Selon la presse, il semble que Modibo Sidibé n’adhère pas à l’idée de candidat unique, contrairement à Tièbilé Dramé et Soumaila Cissé. Les partis d’opposition doivent aller au-delà des simples déclarations dans les médias. Ensemble, ils doivent planifier des séances de travail communes et dignes de ce nom, au terme desquelles ils proposeront au peuple la charte de gouvernance qu’ils auront élaborée ensemble dans le seul intérêt du Mali, et rendront public le nom de celui ou celle qui portera le flambeau pour eux tous, c’est-à-dire le nom du candidat unique de l’opposition. Pour arriver à cette union, tous devront accepter certains compromis. Nous ne pouvons qu’espérer qu’ils y parviennent. Selon nos sources Tiebilé Dramé travaille inlassablement sur cette question.
Il y en a d’autres qui ne se reconnaissent pas dans cette opposition politique, mais ils ont les mêmes ambitions. C’est pourquoi l’association Faso Kanu parle de dépasser tous les clivages, de gommer toutes les nuances, de mobiliser absolument toutes les bonnes volontés.
Je vous laisse le mot de la fin, Ibrahima Kébé.
Recadrer pour mieux orienter.
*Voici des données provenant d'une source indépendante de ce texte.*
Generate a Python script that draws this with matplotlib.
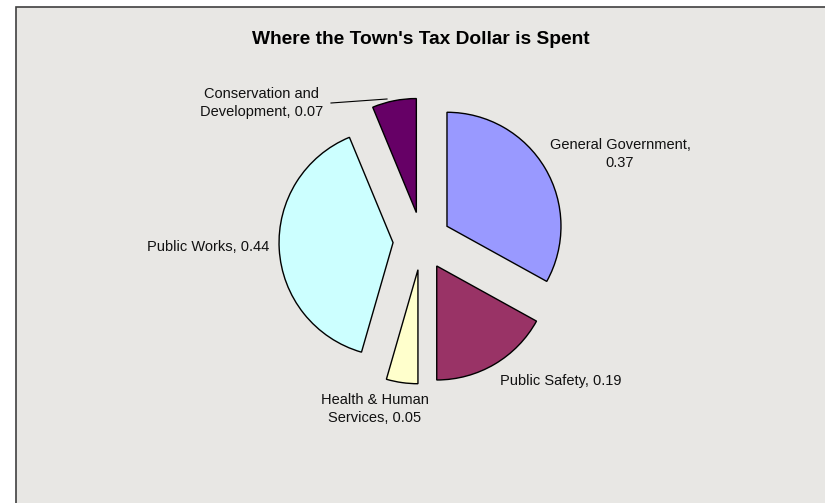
import matplotlib.pyplot as plt
from matplotlib.patches import Rectangle

plt.rcParams['font.family'] = ['Liberation Sans', 'DejaVu Sans']

# data
categories = ['General Government', 'Public Safety', 'Health & Human Services',
              'Public Works', 'Conservation and Development']
values = [0.37, 0.19, 0.05, 0.44, 0.07]
colors = ['#9999FF', '#993366', '#FFFFCC', '#CCFFFF', '#660066']
label_texts = ['General Government,\n0.37', 'Public Safety, 0.19',
               'Health & Human\nServices, 0.05', 'Public Works, 0.44',
               'Conservation and\nDevelopment, 0.07']

W, H = 825, 503
fig = plt.figure(figsize=(W / 100, H / 100), dpi=100)
ax = fig.add_axes([0, 0, 1, 1])

# chart area background (textured grey in the original)
ax.add_patch(Rectangle((15.5, -5), W, H - 6.5 + 5, facecolor='#E8E7E4',
                       edgecolor='#404040', linewidth=1.2, zorder=0))

R = 114
cx, cy = 422, H - 241
# every slice pulled out by ~29 px (pie explode is in data units)
ax.pie(values, colors=colors, startangle=90, counterclock=False,
       radius=R, center=(cx, cy), explode=[29] * len(values),
       wedgeprops=dict(edgecolor='black', linewidth=1.0), frame=True)
ax.set_xlim(0, W)
ax.set_ylim(0, H)
ax.set_aspect('equal')
ax.axis('off')

ax.text(421, H - 39, "Where the Town's Tax Dollar is Spent", ha='center', va='center',
        fontsize=13.8, fontweight='bold')

fs = 10.5
pos = [(620, 154), (561, 381), (375, 409), (208, 247), (262, 103)]
for (px, py), t in zip(pos, label_texts):
    ax.text(px, H - py, t, ha='center', va='center', fontsize=fs,
            linespacing=1.3, color='#111111')

# leader line for the small conservation slice
ax.plot([331, 387], [H - 103, H - 99], color='black', linewidth=0.8)

fig.savefig('out.png', dpi=100)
Vu l’incapacité du régime actuel, les conditions pour une élection présidentielle transparente, sécurisée, apaisée et crédible sont-elles réunies, et seront-elles réunies pour que les élections puissent se tenir aux dates voulues ? Si tel n’est pas le cas, que décidera ce gouvernement ? Dans le contexte actuel malien, quelles seront les conséquences d’une élection présidentielle bâclée sur l’intégrité territoriale du Mali, sa forme républicaine, et comme je l’ai dit plus haut, sur le respect de son drapeau, de son hymne national et de sa devise sur son sol ?
En tout cas, nous pensons que c’est au peuple de décider de la lutte. Il n’y a pas de solution en dehors du peuple. Mieux vaut se tourner vers lui en toute souveraineté, et à temps, pour qu’il indique la marche à suivre, que de l’exclure délibérément. Dans ce cas, il prendra toutes ses responsabilités, et l’alternative deviendra possible sans élection. L’humain sera au centre des préoccupations. À l’impossible nul n’est tenu.